Miguel Echenausi tuvo que agacharse para vomitar después del gol agónico que le permitió a Venezuela empatar 3-3 con Estados Unidos en la Copa América de 1993. Fue una estampa llena de épica que generó un sonoro estruendo en el país. Eran tiempos de clandestinidad, de escasa trascendencia, de milagros sin el impulso de la fe. Veinte años después de la gesta en Quito, todavía resuenan los golpes a la puerta de aquel grupo de jugadores empeñados en entrar a la historia de un fútbol anodino y lleno de descreimiento.
Muchos iniciaron su vínculo con la selección a partir de aquel partido, transmitido en señal abierta y con escasos enviados especiales. La Vinotinto llegó al torneo luego de una preparación de varios meses que incluyó una dura gira por Alemania en pleno invierno. Ratomir Dujkovic, el técnico contratado por la Federación para iniciar un proceso de cambio, en buena medida como resultado del éxito de Dussan Draskovic en Ecuador, fijó como objetivo nuclear alcanzar el nivel físico de la alta competencia. Al tiempo, inició una renovación generacional en la que primaba la condición atlética.
Por aquel entonces la preparación física era un concepto desdeñado por los clubes locales.

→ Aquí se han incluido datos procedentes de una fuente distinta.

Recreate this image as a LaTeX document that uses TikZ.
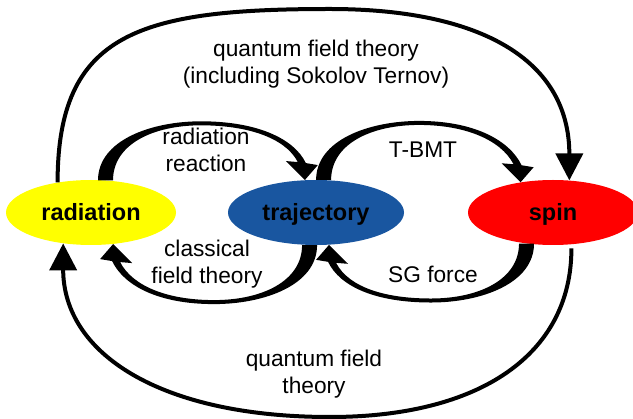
\documentclass[tikz,border=0pt]{standalone}
\usepackage{fontspec}
\setmainfont{Liberation Sans}
\usetikzlibrary{shapes.geometric,arrows.meta,calc}

\definecolor{giallo}{RGB}{255,255,0}
\definecolor{blu}{RGB}{25,86,160}
\definecolor{rosso}{RGB}{255,0,0}

\begin{document}
\begin{tikzpicture}[
    x=1pt, y=1pt,
    font=\fontsize{22.7}{26.5}\selectfont,
    stato/.style={ellipse, minimum width=170pt, minimum height=65pt,
      inner sep=0pt, text height=16.5pt, text depth=0pt,
      font=\fontsize{23.5}{27}\selectfont\bfseries},
    arco/.style={line width=4pt, -{Triangle[length=27pt,width=27pt]}},
    etich/.style={align=center, inner sep=0pt},
  ]

  % freccia curva che si assottiglia: partenza, punta, verso (1 sopra, -1 sotto)
  \def\frecciona#1#2#3{%
    \fill ($(#1)+({-8*(#3)},0)$)
      .. controls +(0,{40*(#3)}) and +({-50*(#3)},0) .. ($(#1)+({95*(#3)},{59*(#3)})$)
      .. controls +({55*(#3)},0) and +({-12*(#3)},{25*(#3)}) .. ($(#2)+({1*(#3)},{17*(#3)})$)
      -- ($(#2)+({13*(#3)},{15*(#3)})$) -- (#2) -- ($(#2)+({-19*(#3)},{19*(#3)})$)
      -- ($(#2)+({-7*(#3)},{18*(#3)})$)
      .. controls +({-13*(#3)},{25*(#3)}) and +({45*(#3)},0) .. ($(#1)+({95*(#3)},{55*(#3)})$)
      .. controls +({-48*(#3)},0) and +(0,{36*(#3)}) .. ($(#1)+({7*(#3)},0)$)
      -- cycle;}

  \useasboundingbox (0,0) rectangle (633,-419);

  % ---- i tre stati ----------------------------------------------------------
  \node[stato, fill=giallo] (rad) at (91,-212.5) {radiation};
  \node[stato, fill=blu, minimum width=176pt] (traj) at (316,-212.5) {trajectory};
  \node[stato, fill=rosso] (spin) at (553,-212.5) {spin};

  % ---- frecce interne ---------------------------------------------------------
  \frecciona{rad.65}{traj.109}{1}
  \frecciona{traj.76}{spin.137}{1}
  \frecciona{traj.258}{rad.305}{-1}
  \frecciona{spin.229}{traj.292}{-1}

  % ---- archi esterni ----------------------------------------------------------
  \coordinate (alto) at (330,-9);
  \coordinate (basso) at (330,-417);
  \draw[arco] (rad.138) .. controls +(0,150) and +(-190,0) .. (alto)
    .. controls +(150,0) and +(0,121) .. (spin.63);
  \draw[arco, shorten <=4pt] (spin.300) .. controls +(0,-110) and +(150,0) .. (basso)
    .. controls +(-170,0) and +(0,-110) .. (rad.228);

  % ---- etichette --------------------------------------------------------------
  \node[etich] (qftsu) at (316,-64) {quantum field theory\\(including Sokolov Ternov)};
  \node[etich] (rr) at (206,-150) {radiation\\reaction};
  \node[etich] (tbmt) at (423,-150) {T-BMT};
  \node[etich] (cft) at (207,-264) {classical\\field theory};
  \node[etich] (sg) at (433,-274) {SG force};
  \node[etich] (qftgiu) at (314,-374) {quantum field\\theory};

\end{tikzpicture}
\end{document}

Los propios entrenadores se hacían cargo de la puesta a punto, con secuelas notorias cuando se competía internacionalmente. Solo Stalin Rivas jugaba en el exterior, lo que le permitió integrarse en aquel modelo a pesar de que muchos de sus atributos no eran especialmente valorados por Dujkovic. Pero fue una pieza esencial en aquel equipo.
El grupo se concentró en el hotel La Floresta de la capital ecuatoriana, un lugar modesto que pudo ser ocupado en su totalidad. Las relaciones con los pocos medios presentes eran tensas y el contacto con los futbolistas escaso. El debut terminó con derrota abultada (6-1) contra los anfitriones en el estadio Atahualpa. José Luis Dolgetta anotó aquella fría noche el primero de sus cuatro goles en la Copa, que lo consagraron como máximo anotador.
Cuatro días después en Ambato se produjo el empate a dos contra Uruguay, con una muy buena exhibición de Stalin y otro tanto de Dolgetta. El trámite dejó buenas señales. Hubo momentos de fútbol asociado, iniciativa y la sensación de estar cerca de un triunfo que solo quedó descartado a pocos minutos del final.
La tarde del 22 de junio comenzó gélida como todos aquellos días en la sierra ecuatoriana. El Atahualpa se fue llenando de a poco para ver a su selección, que enfrentaba a la Celeste en el encuentro que cerraba la doble fecha. Con un arbitraje deficiente del peruano Alberto Tejada que convalidó un gol ilegítimo de Estados Unidos, el primer tiempo fue una lápida sobre las esperanzas venezolanas: 2-0 en 45 minutos era un golpe contundente.
Ocurrió el milagro y los goles fueron llegando. Con el choque 3-0, Dolgetta anotó a los 68 y 80, pero la expulsión de Stalin dejó a Venezuela disminuida. La Vinotinto siguió buscando, ya aupada por los hinchas que en las tribunas se interesaron por el partido. Fue entonces cuando Pochito Echenausi se descolgó del lateral izquierdo, tocó y atacó el espacio para quedar mano a mano con Brad Friedel y reventarle el arco con un remate cruzado. En la tribuna su papá Ramón, también histórico de la selección que viajó por carretera hasta la mitad del mundo para verlo, se abrazaba entre lágrimas con quien tuviese al lado.
Venezuela acabó eliminada de la Copa dos días más tarde. El gol de Echenausi fue el flechazo que unió a muchos con la selección. La rareza de entonces es hoy uno de nuestros más sólidos símbolos de pertenencia.